How to Write an Autobiographical Novel
- Author: Alexander Chee
- Genre: Memoir, autobiography, essay collection
- Publisher: Mariner Books
- Publication date: April 17, 2018
- Pages: 288
- ISBN: 978-1328764522
- Preceded by: The Queen of the Night

= How to Write an Autobiographical Novel =

2018 essay collection by Alexander Chee

How to Write an Autobiographical Novel is a 2018 essay collection by American writer Alexander Chee, published by Mariner Books. The essays, spanning Chee's life as a writer and teacher, cover topics ranging from life, literature, politics, higher education, and Korean and queer identities. The book was included on Time Magazine's 10 Best Nonfiction Books of the Year. It was a finalist for the Lambda Literary Award for Gay Memoir or Biography, as well as the PEN/Diamonstein-Spielvogel Award for the Art of the Essay.

== Content ==
Chee began putting together the book after being asked to speak at Columbia University by Lis Harris. One of Harris' requests to Chee was asking him to put together some of his essays to send to her students. After Chee blogged about his experience gathering his essays, he and his agent quickly worked together to amass a "greatest hits," as well as a few essays which Chee had not yet finished. Some the essays "took over a decade to write."
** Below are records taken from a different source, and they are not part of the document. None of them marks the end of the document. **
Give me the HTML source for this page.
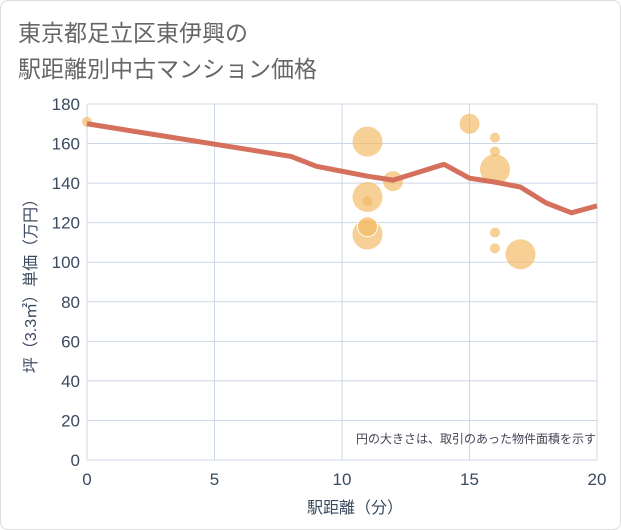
<!DOCTYPE html>
<html><head><meta charset="utf-8"><style>
body{margin:0;background:#fff;font-family:"Liberation Sans","Noto Sans CJK JP",sans-serif;}
#c{position:relative;width:619px;height:528px;border:1px solid #ddd;border-radius:8px;background:#fff;overflow:hidden}
</style></head><body>
<div id="c">
<svg width="621" height="530" id="s" style="position:absolute;left:-1px;top:-1px">
<text x="18" y="41" font-size="23" fill="#666">東京都足立区東伊興の</text>
<text x="18" y="77" font-size="23" fill="#666">駅距離別中古マンション価格</text>
<g id="grid"></g><g id="bubbles"></g><g id="line"></g><g id="axes"></g>
<text x="596" y="443" font-size="12" fill="#445" text-anchor="end">円の大きさは、取引のあった物件面積を示す</text>
<text x="355" y="513" font-size="16" fill="#3a4a60" text-anchor="middle">駅距離（分）</text>
<text transform="translate(36,282) rotate(-90)" font-size="16" fill="#3a4a60" text-anchor="middle">坪（3.3㎡）単価（万円）</text>
</svg></div>
<script>
const xTicks=[0,5,10,15,20];
const yTicks=[0,20,40,60,80,100,120,140,160,180];
const lineX=[0,1,2,3,4,5,6,7,8,9,10,11,12,13,14,15,16,17,18,19,20];
const lineY=[170,168.5,167,165.5,164,162,160,158,156,153.5,148.5,146,143.5,141.5,145.5,149.5,142.5,140.5,138,130,125,128.5];
const lineXs=[0,8,9,10,11,12,13,14,15,16,17,18,19,20];
const lineYs=[170,153.5,148.5,146,143.5,141.5,145.5,149.5,142.5,140.5,138,130,125,128.5];
const bubX=[0,11,11,11,11,11,12,15,16,16,16,16,16,17];
const bubY=[171,161,133,131,114,118,141,170,163,156,147,115,107,104];
const bubR=[5,15,15,5,15,10,10,10,5,5,15,5,5,15];
const NS="http://www.w3.org/2000/svg";
const X=v=>87+v*25.5, Y=v=>460-v*356/180;
function mk(t,a,p){const e=document.createElementNS(NS,t);for(const k in a)e.setAttribute(k,a[k]);p.appendChild(e);return e;}
const g=document.getElementById('grid'),ax=document.getElementById('axes');
yTicks.forEach(v=>{const l=mk('line',{x1:87,x2:597,y1:Y(v),y2:Y(v),stroke:'#cdd8e6','stroke-width':1},g);


const t=mk('text',{x:80,y:Y(v)+6,'font-size':17,fill:'#3a4a60','text-anchor':'end'},ax);t.textContent=v;

});
xTicks.forEach(v=>{const l=mk('line',{x1:X(v),x2:X(v),y1:104,y2:460,stroke:'#cdd8e6','stroke-width':1},g);


const t=mk('text',{x:X(v),y:485,'font-size':17,fill:'#3a4a60','text-anchor':'middle'},ax);t.textContent=v;

});
const b=document.getElementById('bubbles');
bubX.forEach((v,i)=>{const c=mk('circle',{cx:X(v),cy:Y(bubY[i]),r:bubR[i],fill:'#f3b75e','fill-opacity':0.65,stroke:bubR[i]==10&&v==11?'#fff':'none'},b);

});
const p=mk('polyline',{points:lineXs.map((v,i)=>X(v)+','+Y(lineYs[i])).join(' '),fill:'none',stroke:'#d4705c','stroke-width':5,'stroke-linejoin':'round'},document.getElementById('line'));


</script>
</body></html>
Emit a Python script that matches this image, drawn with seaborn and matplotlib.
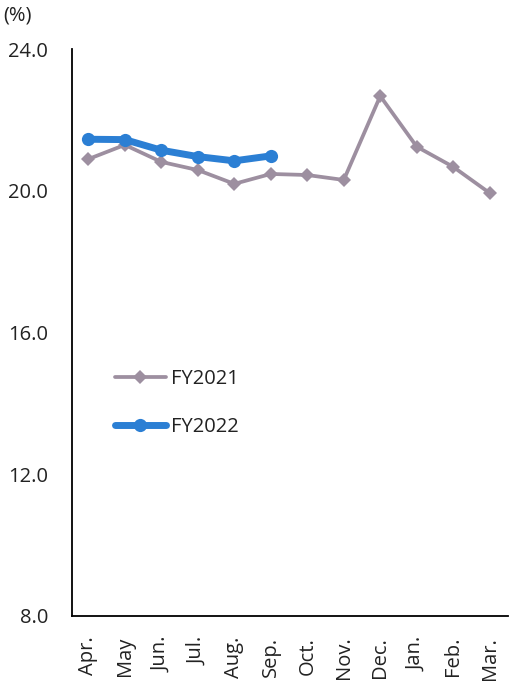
import matplotlib
matplotlib.use("Agg")
import matplotlib.pyplot as plt
import seaborn as sns
import pandas as pd

months = ["Apr.", "May", "Jun.", "Jul.", "Aug.", "Sep.", "Oct.", "Nov.", "Dec.", "Jan.", "Feb.", "Mar."]
fy2021 = [20.90, 21.30, 20.82, 20.59, 20.20, 20.48, 20.45, 20.31, 22.68, 21.25, 20.68, 19.94]
fy2022 = [21.46, 21.45, 21.15, 20.97, 20.85, 20.99]
yticks = [8.0, 12.0, 16.0, 20.0, 24.0]

sns.set_theme(style="white")
plt.rcParams['font.family'] = ['Open Sans', 'DejaVu Sans']

df21 = pd.DataFrame({"x": range(len(fy2021)), "y": fy2021})
df22 = pd.DataFrame({"x": range(len(fy2022)), "y": fy2022})

fig = plt.figure(figsize=(5.1, 6.85), dpi=100)
ax = fig.add_axes([0.141, 0.101, 0.855, 0.827])

sns.lineplot(data=df21, x="x", y="y", ax=ax, color="#9D8FA0", linewidth=2.7,
             marker="D", markersize=7, markeredgewidth=0, label="FY2021")
sns.lineplot(data=df22, x="x", y="y", ax=ax, color="#2B7FD4", linewidth=5,
             marker="o", markersize=9.5, markeredgewidth=0, label="FY2022")

ax.set_xlim(-0.45, 11.5)
ax.set_ylim(8.0, 24.0)
ax.set_xticks(range(len(months)))
ax.set_xticklabels(months, rotation=90, fontsize=14.5, color="#222222")
ax.set_yticks(yticks)
ax.set_yticklabels([f"{v:.1f}" for v in yticks], fontsize=14.5, color="#222222")
ax.tick_params(axis="x", length=0, pad=15)
ax.tick_params(axis="y", length=0, pad=17)
ax.set_xlabel("")
ax.set_ylabel("")
for s in ["top", "right"]:
    ax.spines[s].set_visible(False)
for s in ["left", "bottom"]:
    ax.spines[s].set_color("black")
    ax.spines[s].set_linewidth(1.3)

fig.text(0.006, 0.977, "(%)", fontsize=14.5, color="#222222", ha="left", va="center")

leg = ax.legend(loc="upper left", bbox_to_anchor=(0.21, 0.473), bbox_transform=fig.transFigure,
                borderaxespad=0, frameon=False,
                fontsize=14.5, handlelength=2.5, labelspacing=1.4, handletextpad=0.25)
for t in leg.get_texts():
    t.set_color("#222222")

fig.savefig("out.png", dpi=100)
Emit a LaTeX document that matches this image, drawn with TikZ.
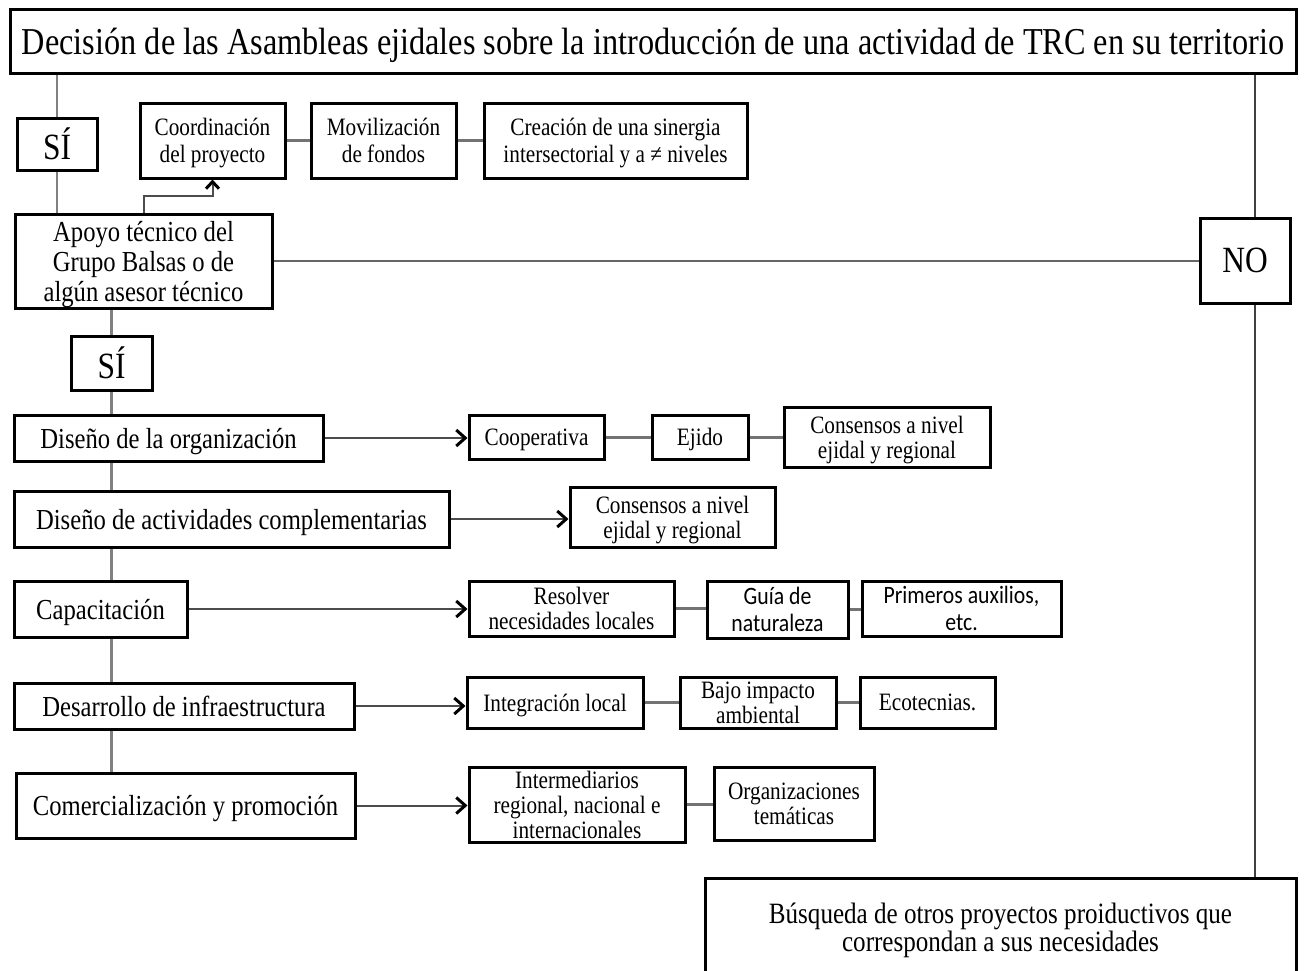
\documentclass[tikz,border=0pt]{standalone}
\usepackage{fontspec}
\setmainfont{Liberation Serif}[FakeStretch=0.85]
\newfontfamily\sansf{Carlito}[FakeStretch=0.87]
\usetikzlibrary{arrows.meta}
\begin{document}
\begin{tikzpicture}[x=1pt,y=-1pt,
  bx/.style={draw=black,line width=3pt,inner sep=0pt,align=center,anchor=center,text depth=0pt},
  bigtxt/.style={bx,font=\fontsize{29}{30}\selectfont},
  smtxt/.style={bx,font=\fontsize{25}{25}\selectfont},
  yesno/.style={bx,font=\fontsize{37}{37}\selectfont},
  trunk/.style={draw=black!50,line width=2.5pt},
  link/.style={draw=black!55,line width=3pt},
  thin/.style={draw=black!60,line width=2pt},
  rline/.style={draw=black!75,line width=1.6pt},
  arr/.style={draw=black!70,line width=2pt,-{Straight Barb[length=9pt,width=16pt,line width=3pt,color=black]}}]
\clip (0,0) rectangle (1306,970);
\fill[white] (0,0) rectangle (1306,970);
% title
\node[bx,font=\fontsize{38}{38}\selectfont,minimum width=1286,minimum height=64] (title) at (653,41)
  {Decisión de las Asambleas ejidales sobre la introducción de una actividad de TRC en su territorio};
% top left
\node[yesno,minimum width=80,minimum height=52] (si1) at (57,144) {SÍ};
\node[smtxt,font=\fontsize{25}{27}\selectfont,minimum width=145,minimum height=75] (coord) at (212.5,140.5) {Coordinación\\del proyecto};
\node[smtxt,font=\fontsize{25}{27}\selectfont,minimum width=145,minimum height=75] (movil) at (383.5,140.5) {Movilización\\de fondos};
\node[smtxt,font=\fontsize{25}{27}\selectfont,minimum width=263,minimum height=75] (crea) at (615.5,140.5) {Creación de una sinergia\\intersectorial y a ≠ niveles};
\node[bigtxt,minimum width=257,minimum height=94] (apoyo) at (143.5,261) {Apoyo técnico del\\Grupo Balsas o de\\algún asesor técnico};
\node[yesno,minimum width=90,minimum height=85] (no) at (1245,260.5) {NO};
\node[yesno,minimum width=81,minimum height=54] (si2) at (111.5,363) {SÍ};
% left column
\node[bigtxt,minimum width=309,minimum height=46] (dorg) at (168.5,438) {Diseño de la organización};
\node[bigtxt,minimum width=435,minimum height=56] (dact) at (231.5,519) {Diseño de actividades complementarias};
\node[bigtxt,minimum width=173,minimum height=56] (cap) at (100.5,609) {Capacitación};
\node[bigtxt,minimum width=340,minimum height=46] (desa) at (184,706) {Desarrollo de infraestructura};
\node[bigtxt,minimum width=339,minimum height=65] (com) at (185.5,805.5) {Comercialización y promoción};
% right side
\node[smtxt,minimum width=135,minimum height=44] (coop) at (536.5,437) {Cooperativa};
\node[smtxt,minimum width=96,minimum height=44] (ejido) at (700,437) {Ejido};
\node[smtxt,minimum width=206,minimum height=60] (cons1) at (887,437) {Consensos a nivel\\ejidal y regional};
\node[smtxt,minimum width=205,minimum height=60] (cons2) at (672.5,517) {Consensos a nivel\\ejidal y regional};
\node[smtxt,minimum width=205,minimum height=55] (resol) at (571.5,608.5) {Resolver\\necesidades locales};
\node[smtxt,font=\sansf\fontsize{25}{27}\selectfont,minimum width=141,minimum height=57] (guia) at (777.5,609.5) {Guía de\\naturaleza};
\node[smtxt,font=\sansf\fontsize{25}{27}\selectfont,minimum width=199,minimum height=55] (prim) at (961.5,608.5) {Primeros auxilios,\\etc.};
\node[smtxt,minimum width=176,minimum height=51] (integ) at (555,702.5) {Integración local};
\node[smtxt,minimum width=156,minimum height=51] (bajo) at (758,702.5) {Bajo impacto\\ambiental};
\node[smtxt,minimum width=135,minimum height=51] (eco) at (927.5,702.5) {Ecotecnias.};
\node[smtxt,minimum width=216,minimum height=75] (inter) at (577,804.5) {Intermediarios\\regional, nacional e\\internacionales};
\node[smtxt,minimum width=160,minimum height=73] (org) at (794,803.5) {Organizaciones\\temáticas};
\node[bx,font=\fontsize{29.5}{28}\selectfont,minimum width=591,minimum height=98] (busq) at (1000.5,927) {Búsqueda de otros proyectos proiductivos que\\correspondan a sus necesidades};
\coordinate (rv) at (1255,0);
% connectors
\draw[trunk] (title.south -| si1) -- (si1.north);
\draw[trunk] (si1.south) -- (si1.south |- apoyo.north);
\draw[arr,-{Straight Barb[length=7pt,width=13pt,line width=3pt,color=black]}] (apoyo.north) -- ++(0,-17) -| (coord.south);
\draw[link] (coord.east) -- (movil.west);
\draw[link] (movil.east) -- (crea.west);
\draw[thin] (apoyo.east) -- (no.west |- apoyo.east);
\draw[rline] (title.south -| rv) -- (no.north -| rv);
\draw[rline] (no.south -| rv) -- (busq.north -| rv);
\draw[trunk] (si2.north |- apoyo.south) -- (si2.north);
\draw[trunk] (si2.south) -- (si2.south |- dorg.north);
\draw[trunk] (dorg.south -| si2) -- (dact.north -| si2);
\draw[trunk] (dact.south -| si2) -- (cap.north -| si2);
\draw[trunk] (cap.south -| si2) -- (desa.north -| si2);
\draw[trunk] (desa.south -| si2) -- (com.north -| si2);
\draw[arr] (dorg.east) -- (coop.west |- dorg.east);
\draw[arr] (dact.east) -- (cons2.west |- dact.east);
\draw[arr] (cap.east) -- (resol.west |- cap.east);
\draw[arr] (desa.east) -- (integ.west |- desa.east);
\draw[arr] (com.east) -- (inter.west |- com.east);
\draw[link] (coop.east) -- (ejido.west |- coop.east);
\draw[link] (ejido.east) -- (cons1.west |- ejido.east);
\draw[link] (resol.east) -- (guia.west |- resol.east);
\draw[link] (guia.east) -- (prim.west |- guia.east);
\draw[link] (integ.east) -- (bajo.west |- integ.east);
\draw[link] (bajo.east) -- (eco.west |- bajo.east);
\draw[link] (inter.east) -- (org.west |- inter.east);
\end{tikzpicture}
\end{document}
Many of the essays were previously published in magazines, such as "Mr. and Mrs. B" in Apology Magazine and "Girl" in Guernica. The essays address a wide variety of topics and experiences, such as Chee's time at the Iowa Writers' Workshop, working for William F. Buckley Jr., and learning from Annie Dillard. Some essays, like "100 Things About Writing a Novel", are experimental in form. The last essay, "On Becoming an American Writer", was excerpted in The Paris Review shortly after the book's release and was derived from an email Chee wrote to his students in wake of the Iraq War.

== Critical reception ==
Publishers Weekly gave the book a starred review, citing Chee's "marvelously oblique style as an essayist". The New York Times revered the strength of Chee's prose and the subjects which it tackled: "Chee has written a moving and personal tribute to impermanence, a wise and transgressive meditation on a life lived both because of and in spite of America". The Rumpus found the essay collection moving, a reminder of "why we write, but also, why we read, even in these times of never ending distress." NPR called Chee "a very special artist; his writing is lyrical and accessible, whimsical and sad, often all at the same time." Some critics saw the book as an investigation and reflection into the self that animated his prior works, The Queen of the Night and Edinburgh. Many critics noted the unified feeling of the book despite its format. The Washington Independent Review of Books, in particular, stated: "This work calls itself an essay collection. And, yes, each essay stands alone, but they also hum together, ebbing and flowing back and forth through Chee's life ..." The Brooklyn Rail remarked on how the previously published essays had been polished for the book, with the effect that they "form a sort of autobiography themselves."